Fashion photographer David LaChapelle’s faced some dangerous assignments — like shooting last year’s Kardashian family Christmas card — but he wasn’t taking any chances when he landed in Vienna for the Life Ball.

The lensman has become the target of Austria’s far-right Freedom Party (FPO), which has been described as neo-Nazi, after he created posters for the annual Austrian HIV/AIDS gala depicting naked transgender model Carmen Carrera in a garden with alternately female and male genitalia.

“David and Carmen both had four bodyguards each from the minute they landed in Vienna until the minute they left,” said a rep for the photographer, who had an exhibition at a Vienna gallery this week following the Life Ball, which included nude images of Carrera.

The FPO had filed suit against the Life Ball, and its spokesperson claimed that LaChapelle’s work “[doesn’t] just cross the boundaries of good taste…but…also the limits of criminal law.” But the posters, LaChapelle pointed out, had been ­approved as art by the city before they were hung in train stations and other public places.

Some who objected to the images began defacing them by covering up Carrera’s exposed parts with spray paint. One 70-year-old woman, who graffitied the posters after dark, in a local report said of the images of busty Carrera with a penis: “My 4-year-old grandson asked me while walking if I actually also have a spatzi.” (We’ll let you figure out the translation on that one.)

In the end, all the controversy only amped up interest in the LaChapelle work.
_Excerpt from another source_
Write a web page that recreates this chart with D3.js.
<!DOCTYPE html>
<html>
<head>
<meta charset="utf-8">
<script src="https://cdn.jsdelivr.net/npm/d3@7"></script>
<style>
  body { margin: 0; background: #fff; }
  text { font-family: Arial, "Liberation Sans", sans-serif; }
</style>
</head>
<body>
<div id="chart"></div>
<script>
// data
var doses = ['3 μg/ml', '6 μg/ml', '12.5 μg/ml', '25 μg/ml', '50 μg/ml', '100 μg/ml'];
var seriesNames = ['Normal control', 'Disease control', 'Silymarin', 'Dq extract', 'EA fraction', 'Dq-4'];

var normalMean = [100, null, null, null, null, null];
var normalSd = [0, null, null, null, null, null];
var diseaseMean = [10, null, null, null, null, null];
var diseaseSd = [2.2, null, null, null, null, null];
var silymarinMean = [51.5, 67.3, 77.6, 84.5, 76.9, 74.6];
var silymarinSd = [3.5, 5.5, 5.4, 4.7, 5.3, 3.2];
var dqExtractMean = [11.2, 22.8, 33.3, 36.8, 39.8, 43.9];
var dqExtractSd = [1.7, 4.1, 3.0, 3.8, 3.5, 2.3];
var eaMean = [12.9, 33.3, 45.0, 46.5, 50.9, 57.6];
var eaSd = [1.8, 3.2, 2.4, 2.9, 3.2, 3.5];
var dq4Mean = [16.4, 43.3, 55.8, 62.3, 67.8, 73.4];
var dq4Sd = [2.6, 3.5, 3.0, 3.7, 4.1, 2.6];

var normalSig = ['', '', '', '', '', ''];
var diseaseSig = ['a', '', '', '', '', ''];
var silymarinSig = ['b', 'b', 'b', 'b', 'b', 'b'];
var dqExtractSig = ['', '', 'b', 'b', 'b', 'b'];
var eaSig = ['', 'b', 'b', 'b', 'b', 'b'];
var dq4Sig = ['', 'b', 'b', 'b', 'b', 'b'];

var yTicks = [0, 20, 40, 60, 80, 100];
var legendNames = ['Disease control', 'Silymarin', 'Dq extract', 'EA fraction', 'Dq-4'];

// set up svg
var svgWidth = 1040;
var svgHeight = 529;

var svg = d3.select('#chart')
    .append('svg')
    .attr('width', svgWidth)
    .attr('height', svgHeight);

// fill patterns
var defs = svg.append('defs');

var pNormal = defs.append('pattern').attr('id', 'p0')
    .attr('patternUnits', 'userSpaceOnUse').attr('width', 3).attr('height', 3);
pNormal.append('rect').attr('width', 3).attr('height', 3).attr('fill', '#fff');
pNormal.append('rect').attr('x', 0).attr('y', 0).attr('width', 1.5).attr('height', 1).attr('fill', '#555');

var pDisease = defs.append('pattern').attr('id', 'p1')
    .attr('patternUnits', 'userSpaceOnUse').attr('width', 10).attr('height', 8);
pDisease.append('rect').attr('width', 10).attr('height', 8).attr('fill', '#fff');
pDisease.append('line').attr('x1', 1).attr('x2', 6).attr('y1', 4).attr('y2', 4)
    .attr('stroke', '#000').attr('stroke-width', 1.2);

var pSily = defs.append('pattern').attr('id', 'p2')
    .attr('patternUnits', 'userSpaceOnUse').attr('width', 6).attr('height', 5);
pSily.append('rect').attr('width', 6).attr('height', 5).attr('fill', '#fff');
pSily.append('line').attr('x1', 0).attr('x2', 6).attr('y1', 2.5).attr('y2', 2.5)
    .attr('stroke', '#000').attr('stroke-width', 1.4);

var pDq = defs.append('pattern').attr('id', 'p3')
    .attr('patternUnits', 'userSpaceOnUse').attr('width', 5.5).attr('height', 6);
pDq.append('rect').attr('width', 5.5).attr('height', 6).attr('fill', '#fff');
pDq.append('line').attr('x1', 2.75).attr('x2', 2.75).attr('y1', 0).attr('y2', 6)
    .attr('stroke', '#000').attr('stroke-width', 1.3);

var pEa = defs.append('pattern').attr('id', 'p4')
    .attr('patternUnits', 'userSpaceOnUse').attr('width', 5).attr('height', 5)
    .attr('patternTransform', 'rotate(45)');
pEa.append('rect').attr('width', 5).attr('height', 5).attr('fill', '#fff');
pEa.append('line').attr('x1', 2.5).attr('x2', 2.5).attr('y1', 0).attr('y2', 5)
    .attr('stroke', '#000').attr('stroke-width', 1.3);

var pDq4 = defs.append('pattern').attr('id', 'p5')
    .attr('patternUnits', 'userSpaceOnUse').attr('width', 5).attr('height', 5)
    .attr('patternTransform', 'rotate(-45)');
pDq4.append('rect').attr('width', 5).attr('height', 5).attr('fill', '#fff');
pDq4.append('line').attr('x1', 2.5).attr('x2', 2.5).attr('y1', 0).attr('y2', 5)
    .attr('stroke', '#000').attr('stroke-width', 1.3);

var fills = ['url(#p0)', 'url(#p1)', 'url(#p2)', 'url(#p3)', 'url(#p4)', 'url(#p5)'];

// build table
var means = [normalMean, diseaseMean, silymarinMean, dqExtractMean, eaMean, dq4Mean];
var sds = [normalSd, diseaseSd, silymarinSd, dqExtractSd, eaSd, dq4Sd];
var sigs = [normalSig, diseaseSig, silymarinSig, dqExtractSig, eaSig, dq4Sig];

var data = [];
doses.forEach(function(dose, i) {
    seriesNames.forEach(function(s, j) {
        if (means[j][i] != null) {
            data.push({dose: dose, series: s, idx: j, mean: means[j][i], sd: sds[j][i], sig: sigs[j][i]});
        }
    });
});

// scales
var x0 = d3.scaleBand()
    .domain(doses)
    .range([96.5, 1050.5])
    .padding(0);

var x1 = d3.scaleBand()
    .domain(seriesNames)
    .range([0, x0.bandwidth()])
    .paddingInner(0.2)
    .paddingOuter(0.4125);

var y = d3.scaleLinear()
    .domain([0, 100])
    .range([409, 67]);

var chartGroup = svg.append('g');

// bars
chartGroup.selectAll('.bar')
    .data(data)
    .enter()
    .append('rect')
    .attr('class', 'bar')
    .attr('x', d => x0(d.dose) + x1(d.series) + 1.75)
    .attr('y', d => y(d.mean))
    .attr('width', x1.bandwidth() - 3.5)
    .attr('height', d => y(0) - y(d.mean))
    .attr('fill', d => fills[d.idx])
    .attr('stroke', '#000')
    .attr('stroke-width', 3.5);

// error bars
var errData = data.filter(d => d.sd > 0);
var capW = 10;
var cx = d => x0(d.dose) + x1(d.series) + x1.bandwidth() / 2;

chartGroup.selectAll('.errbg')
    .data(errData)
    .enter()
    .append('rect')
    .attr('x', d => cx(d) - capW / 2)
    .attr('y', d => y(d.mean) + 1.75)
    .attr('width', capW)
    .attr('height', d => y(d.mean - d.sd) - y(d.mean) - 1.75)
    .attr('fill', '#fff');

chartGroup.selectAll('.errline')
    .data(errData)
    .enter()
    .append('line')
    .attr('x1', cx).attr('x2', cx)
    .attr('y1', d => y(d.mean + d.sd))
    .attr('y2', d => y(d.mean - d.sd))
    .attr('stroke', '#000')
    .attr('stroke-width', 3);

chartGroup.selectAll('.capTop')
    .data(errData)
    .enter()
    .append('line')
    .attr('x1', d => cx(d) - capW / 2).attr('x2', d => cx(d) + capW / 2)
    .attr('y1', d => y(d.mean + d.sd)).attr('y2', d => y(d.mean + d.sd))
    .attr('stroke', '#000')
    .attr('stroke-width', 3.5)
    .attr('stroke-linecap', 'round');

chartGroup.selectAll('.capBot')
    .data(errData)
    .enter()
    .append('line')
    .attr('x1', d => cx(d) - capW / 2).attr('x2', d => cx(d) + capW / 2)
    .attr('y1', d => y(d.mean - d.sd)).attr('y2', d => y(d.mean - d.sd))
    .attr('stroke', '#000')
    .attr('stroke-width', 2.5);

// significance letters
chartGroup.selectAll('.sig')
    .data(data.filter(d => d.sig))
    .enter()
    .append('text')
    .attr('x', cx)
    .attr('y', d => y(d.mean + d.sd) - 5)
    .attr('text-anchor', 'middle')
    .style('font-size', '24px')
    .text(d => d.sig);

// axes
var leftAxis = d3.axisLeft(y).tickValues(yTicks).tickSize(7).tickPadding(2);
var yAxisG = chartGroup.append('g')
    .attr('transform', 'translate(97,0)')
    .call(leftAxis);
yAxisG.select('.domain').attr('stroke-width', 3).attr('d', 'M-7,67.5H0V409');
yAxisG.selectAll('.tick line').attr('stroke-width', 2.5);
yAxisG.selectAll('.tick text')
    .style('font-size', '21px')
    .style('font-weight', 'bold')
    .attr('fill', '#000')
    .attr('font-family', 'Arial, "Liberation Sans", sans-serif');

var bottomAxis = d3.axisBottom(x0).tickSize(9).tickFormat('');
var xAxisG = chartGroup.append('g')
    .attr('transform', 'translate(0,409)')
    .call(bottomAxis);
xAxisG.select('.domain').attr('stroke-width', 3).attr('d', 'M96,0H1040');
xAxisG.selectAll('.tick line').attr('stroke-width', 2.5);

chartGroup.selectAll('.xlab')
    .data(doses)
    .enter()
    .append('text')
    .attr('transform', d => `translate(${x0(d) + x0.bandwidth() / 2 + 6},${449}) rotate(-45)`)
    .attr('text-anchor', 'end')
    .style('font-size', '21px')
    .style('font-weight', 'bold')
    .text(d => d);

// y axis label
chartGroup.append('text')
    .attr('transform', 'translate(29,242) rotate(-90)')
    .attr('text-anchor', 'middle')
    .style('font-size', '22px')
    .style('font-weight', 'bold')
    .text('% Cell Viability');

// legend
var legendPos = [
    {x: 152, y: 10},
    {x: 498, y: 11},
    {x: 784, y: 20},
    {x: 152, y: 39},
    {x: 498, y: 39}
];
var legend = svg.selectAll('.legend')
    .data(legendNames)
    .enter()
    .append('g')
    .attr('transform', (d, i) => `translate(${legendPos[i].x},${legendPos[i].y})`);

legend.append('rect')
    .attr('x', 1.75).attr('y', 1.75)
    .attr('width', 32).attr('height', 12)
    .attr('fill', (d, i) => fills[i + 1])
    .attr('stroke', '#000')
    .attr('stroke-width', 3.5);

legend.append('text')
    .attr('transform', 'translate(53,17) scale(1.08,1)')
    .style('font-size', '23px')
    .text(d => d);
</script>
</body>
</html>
An original ­image titled “Once in the Garden,” on which the posters were based, was expected to sell for $41,000 at the Life Ball’s auction, but went for a record-breaking $245,500. An Audi car designed by LaChapelle sold to members of the Missoni family for $136,400.

“Art was victorious…it was all love,” LaChapelle told Page Six of the event, where Ricky Martin and Kesha performed, and guests included Bill Clinton and Courtney Love.